How You Should Be Slicing Corned Beef

Corned beef is a classic Irish-American dish that takes center stage every St. Patrick's Day. But there's no reason to save this dish for just March. This delicious dish should have a place at the dinner table all year long and can make for a fun project to make from scratch at home.

Corned beef takes its name from its long brining process. According to Masterclass, "corn" was a British term for the large salt crystals used in the brine. Those crystals, combined with sodium nitrite for preservation, are the base of the brine. But it's easy and fun to customize the rest of the spices that can bring flavor to your meal (via Cook's Illustrated). Because it is typically made with a cut of beef brisket, it does take some careful handling to keep the meat tender. According to The Kitchn, corned beef takes a low and slow cooking time to keep from toughening up too much. They recommend rinsing the residual salt off of the meat before giving it a low boil for the ideal temperature.
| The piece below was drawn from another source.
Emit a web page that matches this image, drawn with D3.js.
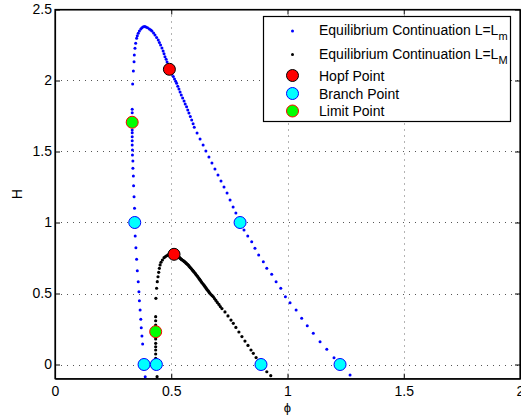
<!DOCTYPE html>
<html>
<head>
<meta charset="utf-8">
<script src="https://cdn.jsdelivr.net/npm/d3@7"></script>
<style>
  html, body { margin: 0; padding: 0; background: #fff; }
  svg { display: block; font-family: "Liberation Sans", Arial, Helvetica, sans-serif; }
</style>
</head>
<body>
<svg id="chart" width="521" height="417"></svg>
<script>
// ---- data (phi, H) ----
const blueCurve = [
  [0.388,-0.086],[0.377,0.144],[0.374,0.201],[0.371,0.259],[0.369,0.318],[0.366,0.384],
  [0.363,0.449],[0.361,0.513],[0.358,0.583],[0.354,0.661],[0.351,0.741],[0.348,0.823],
  [0.345,0.905],[0.342,1.100],[0.340,1.182],[0.338,1.259],[0.337,1.327],[0.335,1.382],
  [0.335,1.433],[0.333,1.475],[0.333,1.511],[0.332,1.546],[0.332,1.576],[0.332,1.604],
  [0.332,1.632],[0.332,1.651],[0.332,1.680],[0.332,1.736],[0.332,1.773],[0.332,1.797],
  [0.334,1.975],[0.337,2.067],[0.340,2.132],[0.341,2.180],[0.344,2.227],[0.347,2.262],
  [0.351,2.297],[0.354,2.316],[0.358,2.332],[0.363,2.349],[0.369,2.363],[0.374,2.372],
  [0.380,2.379],[0.386,2.380],[0.391,2.377],[0.398,2.371],[0.406,2.363],[0.412,2.356],
  [0.417,2.349],[0.424,2.335],[0.430,2.320],[0.437,2.303],[0.444,2.285],[0.449,2.268],
  [0.454,2.250],[0.460,2.229],[0.465,2.208],[0.469,2.188],[0.473,2.168],[0.478,2.149],
  [0.482,2.130],[0.487,2.105],[0.492,2.079],[0.498,2.062],[0.503,2.046],[0.509,2.028],
  [0.514,2.011],[0.519,1.995],[0.523,1.980],[0.528,1.960],[0.533,1.940],[0.538,1.919],
  [0.543,1.898],[0.549,1.877],[0.555,1.856],[0.560,1.835],[0.566,1.815],[0.571,1.793],
  [0.576,1.771],[0.582,1.746],[0.588,1.722],[0.594,1.696],[0.599,1.670],[0.611,1.630],
  [0.624,1.588],[0.637,1.546],[0.649,1.504],[0.662,1.461],[0.675,1.419],[0.688,1.377],
  [0.701,1.335],[0.714,1.292],[0.727,1.250],[0.740,1.208],[0.753,1.158],[0.766,1.109],
  [0.778,1.067],[0.794,1.011],[0.813,0.947],[0.829,0.905],[0.846,0.865],[0.860,0.818],
  [0.876,0.771],[0.896,0.724],[0.911,0.677],[0.932,0.635],[0.951,0.583],[0.971,0.537],
  [0.991,0.477],[1.011,0.435],[1.037,0.384],[1.061,0.325],[1.085,0.273],[1.111,0.220],
  [1.140,0.161],[1.169,0.107],[1.200,0.048],[1.269,-0.074]
];
const blackCurve = [
  [0.439,-0.086],[0.433,0.044],[0.433,0.074],[0.433,0.102],[0.433,0.125],[0.433,0.149],
  [0.433,0.180],[0.433,0.201],[0.433,0.254],[0.433,0.278],[0.433,0.308],[0.433,0.337],
  [0.434,0.466],[0.437,0.537],[0.440,0.583],[0.443,0.618],[0.446,0.649],[0.449,0.677],
  [0.452,0.701],[0.456,0.720],[0.462,0.736],[0.469,0.752],[0.475,0.760],[0.480,0.766],
  [0.486,0.772],[0.492,0.776],[0.503,0.778],[0.508,0.777],[0.516,0.773],[0.520,0.769],
  [0.522,0.768],[0.524,0.766],[0.527,0.763],[0.529,0.761],[0.531,0.758],[0.533,0.755],
  [0.536,0.752],[0.538,0.748],[0.541,0.744],[0.544,0.740],[0.547,0.736],[0.551,0.732],
  [0.554,0.728],[0.557,0.724],[0.560,0.720],[0.563,0.715],[0.566,0.710],[0.570,0.705],
  [0.573,0.700],[0.576,0.694],[0.579,0.688],[0.582,0.682],[0.586,0.676],[0.589,0.669],
  [0.592,0.663],[0.595,0.657],[0.598,0.651],[0.602,0.644],[0.605,0.637],[0.608,0.630],
  [0.612,0.623],[0.615,0.616],[0.619,0.606],[0.622,0.600],[0.624,0.595],[0.627,0.588],
  [0.630,0.581],[0.633,0.574],[0.637,0.567],[0.640,0.560],[0.643,0.553],[0.646,0.546],
  [0.649,0.539],[0.652,0.532],[0.655,0.525],[0.659,0.518],[0.662,0.511],[0.666,0.502],
  [0.671,0.493],[0.676,0.485],[0.681,0.477],[0.686,0.464],[0.692,0.451],[0.698,0.437],
  [0.705,0.423],[0.711,0.408],[0.718,0.394],[0.731,0.370],[0.744,0.342],[0.757,0.313],
  [0.767,0.290],[0.778,0.261],[0.791,0.229],[0.804,0.197],[0.817,0.165],[0.830,0.134],
  [0.843,0.102],[0.853,0.079],[0.865,0.049],[0.875,0.025],[0.899,-0.025],[0.911,-0.051],
  [0.928,-0.079]
];
const hopfPoints   = [[0.492,2.079],[0.512,0.776]];
const branchPoints = [[0.343,1.0],[0.796,1.0],[0.383,0.0],[0.436,0.0],[0.886,0.0],[1.226,0.0]];
const limitPoints  = [[0.332,1.706],[0.433,0.231]];
const xTicks = [0, 0.5, 1, 1.5, 2];
const yTicks = [0, 0.5, 1, 1.5, 2, 2.5];
const xTickLabels = ["0", "0.5", "1", "1.5", "2"];
const yTickLabels = ["0", "0.5", "1", "1.5", "2", "2.5"];
const legendLabels = ["Equilibrium Continuation L=L", "Equilibrium Continuation L=L", "Hopf Point", "Branch Point", "Limit Point"];
const legendSubs = ["m", "M", "", "", ""];

// ---- layout ----
const svg = d3.select("#chart");
const pL = 55, pR = 520, pT = 9.5, pB = 378.7;
const x = d3.scaleLinear().domain([0, 2]).range([pL, pR]);
const y = d3.scaleLinear().domain([-0.1, 2.5]).range([pB, pT]);

// grid
const grid = svg.append("g");
grid.selectAll("line.gx").data(xTicks.filter(d => d > 0 && d < 2)).join("line")
  .attr("x1", d => Math.round(x(d)) + 0.5).attr("x2", d => Math.round(x(d)) + 0.5).attr("y1", pT).attr("y2", pB)
  .attr("stroke", "#666").attr("stroke-width", 1).attr("stroke-dasharray", "1,5");
grid.selectAll("line.gy").data(yTicks.filter(d => d < 2.5)).join("line")
  .attr("x1", pL).attr("x2", pR).attr("y1", d => Math.round(y(d)) + 0.5).attr("y2", d => Math.round(y(d)) + 0.5)
  .attr("stroke", "#555").attr("stroke-width", 1).attr("stroke-dasharray", "1,5");

// axes (MATLAB box with inward ticks)
const fmtX = (d, i) => xTickLabels[i];
const fmtY = (d, i) => yTickLabels[i];
const axB = svg.append("g").attr("transform", `translate(0,${pB})`)
  .call(d3.axisBottom(x).tickValues(xTicks).tickFormat(fmtX).tickSizeInner(-5).tickSizeOuter(0).tickPadding(7));
const axL = svg.append("g").attr("transform", `translate(${pL},0)`)
  .call(d3.axisLeft(y).tickValues(yTicks).tickFormat(fmtY).tickSizeInner(-5).tickSizeOuter(0).tickPadding(3));
const axT = svg.append("g").attr("transform", `translate(0,${pT})`)
  .call(d3.axisTop(x).tickValues(xTicks).tickFormat("").tickSizeInner(-5).tickSizeOuter(0));
const axR = svg.append("g").attr("transform", `translate(${pR},0)`)
  .call(d3.axisRight(y).tickValues(yTicks).tickFormat("").tickSizeInner(-5).tickSizeOuter(0));
[axB, axL, axT, axR].forEach(a => {
  a.selectAll("path.domain").attr("stroke", "#000").attr("stroke-width", 1.2);
  a.selectAll(".tick line").attr("stroke", "#000");
  a.selectAll("text").attr("font-size", 14).attr("fill", "#000")
    .attr("font-family", "'Liberation Sans', Arial, sans-serif");
});
svg.append("rect").attr("x", pL).attr("y", pT).attr("width", pR - pL).attr("height", pB - pT)
  .attr("fill", "none").attr("stroke", "#000").attr("stroke-width", 1.2);

// axis labels
svg.append("text").attr("x", x(1)).attr("y", 412).attr("text-anchor", "middle")
  .attr("font-size", 13).text("\u03d5");
svg.append("text").attr("transform", `translate(22,${y(1.2)}) rotate(-90)`).attr("text-anchor", "middle")
  .attr("font-size", 14).text("H");

// curves
svg.append("g").selectAll("circle").data(blueCurve).join("circle")
  .attr("cx", d => x(d[0])).attr("cy", d => y(d[1])).attr("r", 1.5).attr("fill", "#0000ff");
svg.append("g").selectAll("circle").data(blackCurve).join("circle")
  .attr("cx", d => x(d[0])).attr("cy", d => y(d[1])).attr("r", 1.6).attr("fill", "#000");

// special points
function pts(data, fill, stroke) {
  svg.append("g").selectAll("circle").data(data).join("circle")
    .attr("cx", d => x(d[0])).attr("cy", d => y(d[1])).attr("r", 6)
    .attr("fill", fill).attr("stroke", stroke).attr("stroke-width", 1);
}
pts(hopfPoints, "#ff0000", "#000");
pts(branchPoints, "#00ffff", "#0000ff");
pts(limitPoints, "#00ff00", "#ff0000");

// legend
const lg = svg.append("g");
lg.append("rect").attr("x", 263.5).attr("y", 16.5).attr("width", 247).attr("height", 105)
  .attr("fill", "#fff").attr("stroke", "#000").attr("stroke-width", 1.2);
const rowsY = [30, 53.5, 75.5, 93.5, 111];
const mk = 292.5, tx = 319;
lg.append("circle").attr("cx", mk).attr("cy", rowsY[0] + 1).attr("r", 1.5).attr("fill", "#0000ff");
lg.append("circle").attr("cx", mk).attr("cy", rowsY[1] + 1).attr("r", 1.5).attr("fill", "#000");
lg.append("circle").attr("cx", mk).attr("cy", rowsY[2]).attr("r", 6).attr("fill", "#ff0000").attr("stroke", "#000");
lg.append("circle").attr("cx", mk).attr("cy", rowsY[3]).attr("r", 6).attr("fill", "#00ffff").attr("stroke", "#0000ff");
lg.append("circle").attr("cx", mk).attr("cy", rowsY[4]).attr("r", 6).attr("fill", "#00ff00").attr("stroke", "#ff0000");
legendLabels.forEach((t, i) => {
  const te = lg.append("text").attr("x", tx).attr("y", rowsY[i] + 5).attr("font-size", 14).attr("fill", "#000");
  te.append("tspan").text(t);
  if (legendSubs[i]) te.append("tspan").attr("dy", 5).attr("font-size", 11).text(legendSubs[i]);
});
</script>
</body>
</html>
Corned beef should be sliced against the grain

Another point where some home chefs go wrong with their corned beef is when it comes time to slice. According to Livestrong, corned beef is a tough cut of meat that has long muscle fibers running along the length of it. This means that if you cut incorrectly, you could end up spending most of your meal chewing on those fibers instead of enjoying their flavor. To avoid this, it is important to make sure that you are cutting against the grain of the fibers (via The Kitchn).

To find the grain, you can flip the meat onto a side with less fat to get a better view or make a shallow cut to look inside and see which direction the fibers run across your brisket. Once you have that figured out, lay the meat so that the fibers run diagonally away from you (via Livestrong). This will let you easily slice across those fibers instead of along them. This separates them into nice, tender bunches instead of long strands, which tenderizes them and makes them easier to enjoy.

From there, simply serve it up with your favorite sides on St. Patrick's Day, at dinnertime, or save it for a breakfast hash.